何だかんだいって日本人は、決めてくれる人が好きなんだと思う。というのは、一昔前の橋下とか、石原慎太郎のように、とにかく、何でもかんでも無茶苦茶でも、とにかく「こうだっ」て決める人について行く人が結構多い。反面、特定の政策に反対意見を言うと拒絶反応を示す人が多い。
その拒絶反応というのは、反対意見だけでは方向性が見えないからである。決めてくれる人が好きな人が多くいる状況では、単なる反対意見は、何も決められない状況に陥り、どうすればいいのか迷うのである。そういう迷いを決めてくれる人を待望している人たちは嫌う。そして、迷いのないものを選ぶ。その方が頭を使わなくて楽なのである。
ではなぜ、市民として自分で決める権利を放棄してしまうのかというと...
1.難しいことを考えることが大変(ジャーナリズムの腐敗、偏向報道)
2.民主主義における有権者としての義務を理解していない(民主主義教育の欠落)
3.歴史上、庶民に自分で決める権利はなく、習慣として奴隷根性が残っている。
この3つの問題があり、それが根深く日本をダメにしている。
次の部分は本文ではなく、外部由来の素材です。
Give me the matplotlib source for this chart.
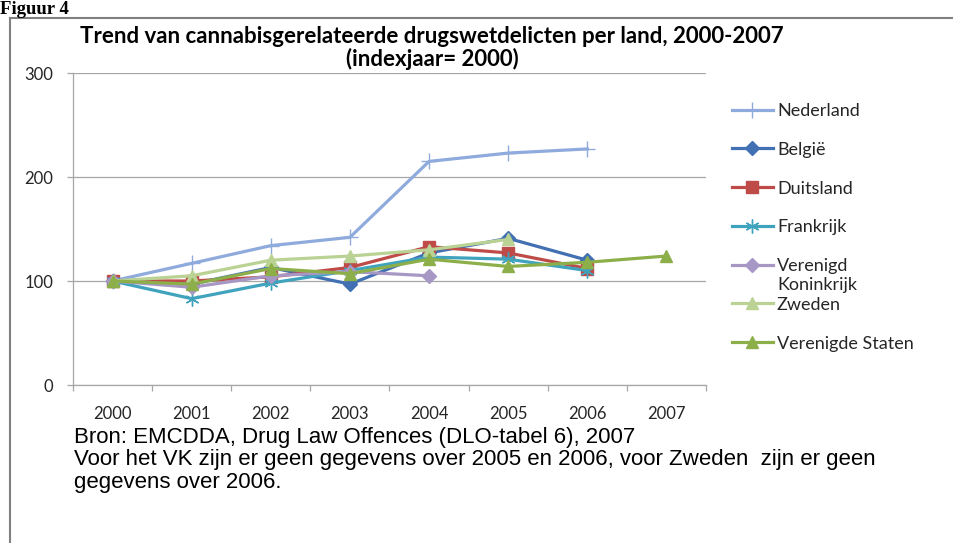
import numpy as np
import matplotlib
matplotlib.use('Agg')
import matplotlib.pyplot as plt
from matplotlib.lines import Line2D

years = ['2000', '2001', '2002', '2003', '2004', '2005', '2006', '2007']
nan = np.nan

# index values (2000 = 100)
nederland = [100, 117, 134, 142, 215, 223, 227, nan]
belgie = [100, 97, 113, 97, 127, 141, 120, nan]
duitsland = [100, 100, 104, 113, 133, 127, 112, nan]
frankrijk = [100, 83, 98, 110, 123, 121, 110, nan]
vk = [100, 94, 105, 109, 105, nan, nan, nan]
zweden = [100, 105, 120, 124, 130, 140, nan, nan]
vs = [100, 97, 112, 107, 121, 114, 118, 124]

series = [
    ('Nederland', nederland, '#8FAADC', '+', 11, 1.0),
    ('België', belgie, '#4170B3', 'D', 7, 1.0),
    ('Duitsland', duitsland, '#BE4B48', 's', 8, 1.0),
    ('Frankrijk', frankrijk, '#3FA3BE', (6, 2, 0), 10, 1.0),
    ('Verenigd', vk, '#A797C5', 'D', 7, 1.0),
    ('Zweden', zweden, '#BAD293', '^', 9, 1.0),
    ('Verenigde Staten', vs, '#8DAF4A', '^', 9, 1.0),
]

W, H = 954, 543
fig = plt.figure(figsize=(W / 100, H / 100), dpi=100)

# frame around the figure area
fig.add_artist(Line2D([10 / W, 10 / W], [0, 1 - 18 / H], color='#808080', lw=1.5))
fig.add_artist(Line2D([10 / W, 1], [1 - 18 / H, 1 - 18 / H], color='#808080', lw=1.5))

fig.text(0.0, 1 - 14 / H, 'Figuur 4', family='Liberation Serif', weight='bold',
         fontsize=13.5, va='baseline', ha='left')

ax = fig.add_axes([73 / W, 1 - 385 / H, (706 - 73) / W, (385 - 73) / H])

x = np.arange(len(years))
for name, vals, col, mk, ms, mew in series:
    ax.plot(x, vals, color=col, lw=2.3, marker=mk, markersize=ms,
            markeredgewidth=mew, markeredgecolor=col, label=name)

ax.set_xlim(-0.5, len(years) - 0.5)
ax.set_ylim(0, 300)
ax.set_yticks([0, 100, 200, 300])
ax.set_xticks(x)
ax.set_xticklabels(years)
ax.set_xticks(np.arange(-0.5, len(years)), minor=True)
ax.grid(axis='y', color='#A6A6A6', lw=0.9)
ax.set_axisbelow(True)

for s in ['top', 'right']:
    ax.spines[s].set_visible(False)
for s in ['left', 'bottom']:
    ax.spines[s].set_color('#A6A6A6')
    ax.spines[s].set_linewidth(0.9)

ax.tick_params(axis='x', which='major', length=0, pad=15, labelsize=12)
ax.tick_params(axis='x', which='minor', length=4, color='#A6A6A6', width=0.9)
ax.tick_params(axis='y', length=4, color='#A6A6A6', width=0.9, pad=10, labelsize=12)
for lab in ax.get_xticklabels() + ax.get_yticklabels():
    lab.set_family('Lato')
    lab.set_color('#262626')

fig.text(432 / W, 1 - 36 / H, 'Trend van cannabisgerelateerde drugswetdelicten per land, 2000-2007',
         family='Lato', weight='bold', fontsize=16, ha='center', va='center')
fig.text(432 / W, 1 - 59 / H, '(indexjaar= 2000)',
         family='Lato', weight='bold', fontsize=16, ha='center', va='center')

leg = ax.legend(loc='upper left', bbox_to_anchor=(732 / W, 1 - 103 / H),
                bbox_transform=fig.transFigure, frameon=False,
                prop={'family': 'Lato', 'size': 13}, handlelength=2.27,
                handletextpad=0.22, labelspacing=1.26, borderpad=0, borderaxespad=0)
for t in leg.get_texts():
    t.set_color('#262626')

fig.canvas.draw()
vk_text = leg.get_texts()[4]
bb = vk_text.get_window_extent()
fig.text(bb.x0 / W, (bb.y0 - 3) / H, 'Koninkrijk', family='Lato', fontsize=13,
         color='#262626', ha='left', va='top')

notes = ['Bron: EMCDDA, Drug Law Offences (DLO-tabel 6), 2007',
         'Voor het VK zijn er geen gegevens over 2005 en 2006, voor Zweden  zijn er geen',
         'gegevens over 2006.']
for i, line in enumerate(notes):
    fig.text(74 / W, 1 - (443 + 22.5 * i) / H, line, family='Liberation Sans',
             fontsize=16, ha='left', va='baseline')

fig.savefig('out.png', dpi=100)
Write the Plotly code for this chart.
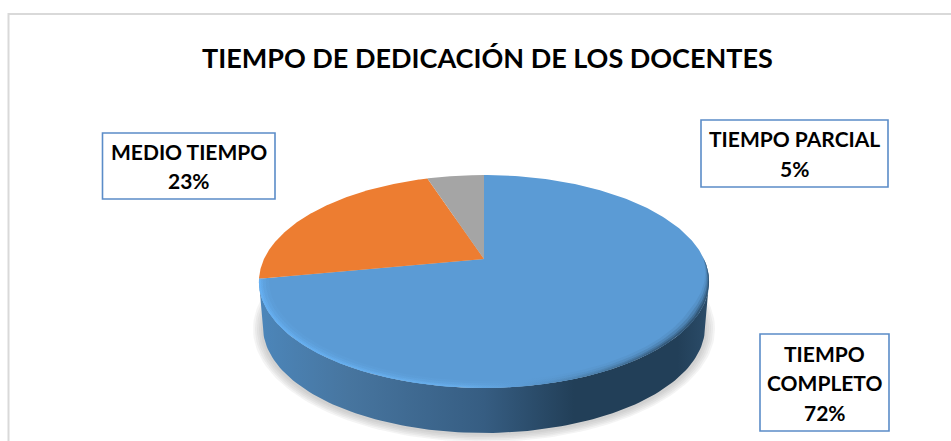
import numpy as np
import plotly.graph_objects as go

categories = ["TIEMPO COMPLETO", "MEDIO TIEMPO", "TIEMPO PARCIAL"]
values = [72, 23, 5]
slice_colors = ["#5B9BD5", "#ED7D31", "#A5A5A5"]
label_lines = [["TIEMPO", "COMPLETO"], ["MEDIO TIEMPO"], ["TIEMPO PARCIAL"]]
label_boxes = [(760, 334, 889, 431), (102.5, 133, 275, 199), (701, 120, 888, 187)]
title = "TIEMPO DE DEDICACIÓN DE LOS DOCENTES"

CX, CY, A, B, K = 484.0, 259.0, 220.0, 101.7, 0.211


def rim(theta_deg, r=1.0):
    t = np.radians(theta_deg)
    u, v = r * np.sin(t), r * np.cos(t)
    d = 1 + K * v
    return CX + A * u / d, CY - B * v / d


fig = go.Figure()


def add_poly(x, y, name="", color=None, gradient=None, opacity=1):
    kw = dict(fillcolor=color) if gradient is None else dict(fillgradient=gradient)
    fig.add_trace(go.Scatter(x=x, y=y, mode="lines", fill="toself", name=name, opacity=opacity,
                             line=dict(width=0), hoverinfo="skip", showlegend=False, **kw))


# soft shadow
for grow in [10, 8, 6, 4, 2]:
    t = np.linspace(0, 2 * np.pi, 200)
    add_poly(484 + (221 + grow) * np.cos(t), 329 + (105 + grow * 0.8) * np.sin(t),
             color="rgba(150,150,150,0.10)")

# side wall
front = np.linspace(102.2, 257.8, 120)
rx, ry = rim(front)
t = np.linspace(np.pi, 0, 120)
bx, by = 484 + 221 * np.cos(t), 327 + 106 * np.sin(t)
wall_scale = [[0, "#4C86BA"], [0.2, "#47759F"], [0.5, "#365D82"], [0.7, "#223F58"],
              [0.93, "#223F58"], [1, "#2B4C69"]]
add_poly(np.r_[rx, bx], np.r_[ry, by],
         gradient=dict(type="horizontal", colorscale=wall_scale, start=259, stop=709))

# top face slices from values
shares = np.array(values, dtype=float) / sum(values)
edges = np.r_[0, np.cumsum(shares)] * 360
for i, name in enumerate(categories):
    th = np.linspace(edges[i], edges[i + 1], 240)
    x, y = rim(th)
    add_poly(np.r_[CX, x, CX], np.r_[CY, y, CY], name=name, color=slice_colors[i])

# soft bevel on the front edge of the blue slice
bevel_scale = [[0, "#66B0F2"], [0.45, "#68AEEB"], [0.58, "#5B9BD5"], [0.75, "#4A7DA8"],
               [0.9, "#34597A"], [1, "#2F5372"]]
th = np.linspace(88, edges[1], 240)
taper = np.clip((th - 88) / 30, 0, 1)
for width, opacity in [(0.008, 0.9), (0.016, 0.45), (0.028, 0.25), (0.042, 0.12)]:
    ox, oy = rim(th)
    ix, iy = rim(th, 1 - width * taper)
    add_poly(np.r_[ox, ix[::-1]], np.r_[oy, iy[::-1]], opacity=opacity,
             gradient=dict(type="horizontal", colorscale=bevel_scale, start=259, stop=709))

# label boxes
shapes = [dict(type="rect", x0=b[0], y0=b[1], x1=b[2], y1=b[3], xref="x", yref="y",
               line=dict(color="#5B8CC8", width=1.6), fillcolor="white") for b in label_boxes]
shapes.append(dict(type="rect", x0=8.5, y0=14, x1=1000, y1=500, xref="x", yref="y",
                   line=dict(color="#D9D9D9", width=2), layer="below"))

font = dict(family="Lato", size=21, color="#000000")
annotations = []
for lines, v, b in zip(label_lines, values, label_boxes):
    rows = lines + [f"{v}%"]
    mid = (b[1] + b[3]) / 2
    for j, row in enumerate(rows):
        annotations.append(dict(x=(b[0] + b[2]) / 2, y=mid + (j - (len(rows) - 1) / 2) * 29.5,
                                xref="x", yref="y", text=f"<b>{row}</b>", showarrow=False,
                                font=font, xanchor="center", yanchor="middle"))
annotations.append(dict(x=487, y=57, xref="x", yref="y", text=f"<b>{title}</b>", showarrow=False,
                        font=dict(family="Lato", size=27, color="#000000"),
                        xanchor="center", yanchor="middle"))

fig.update_layout(width=951, height=441, margin=dict(l=0, r=0, t=0, b=0),
                  paper_bgcolor="white", plot_bgcolor="white", showlegend=False,
                  xaxis=dict(range=[0, 951], visible=False, fixedrange=True),
                  yaxis=dict(range=[441, 0], visible=False, fixedrange=True),
                  shapes=shapes, annotations=annotations)
fig.write_html("out.html", config=dict(displayModeBar=False),
               post_script="document.body.style.margin='0';document.body.style.overflow='hidden';")
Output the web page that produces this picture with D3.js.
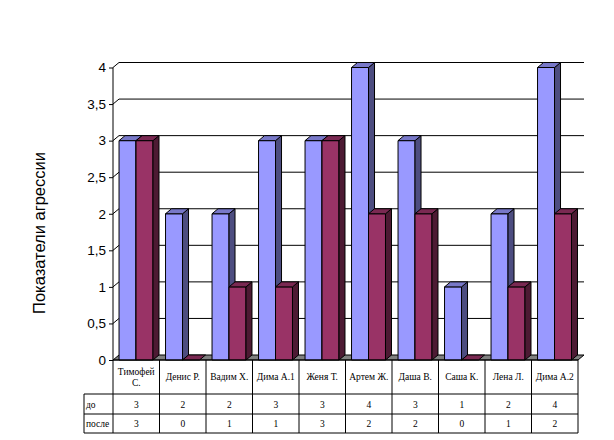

そういう状況の中で決めてくれる人がいると楽である。1の難しいことを自分で考える必要はなく、2の義務が分かっていないから政治家が決めてくれるものだと思っている。3の奴隷根性では、決められたことならば、どんな理不尽なことでも守る。
そういう状況になっている。でも、この日本人の習性を考えて抗議運動をするならば、以下の方法論が有効であると考える。
まず、1の難しい事を考えることが苦手ならば、分かりやすく、そして、有効な政策の提案が有効である。考えなくても他人が決めてくれるのがいいならば、こちらが考えた政策を分かりやすく提示すればいい、そう言う意味では、反対意見だけでは逆効果なのである。反対だけだと、じゃぁどうするか考えなくてはいけなくなるから。
2の有権者としての義務というのは、分かりやすい童話のような表現で、なぜ、市民が自ら政治について決めないといけないのか説明しないといけない。これは啓蒙活動に属する。
3の歴史上、決められたことについて従順な習慣というのは、そう言う従順さがいかに理不尽な社会を生むか説明する必要が有る。これも啓蒙活動に類する。
つまり、その問題の解決策の提示と、民主主義の啓蒙の両輪が必要なのである。単なる反対意見では、考えるのが嫌な人たちには敬遠されてしまうものなのだ。だから、考えなくてもいいように表現する必要が有る。
重要なのは提案と啓蒙である。ある意味、批判のみでは拒絶される。考えなくてはいけないから。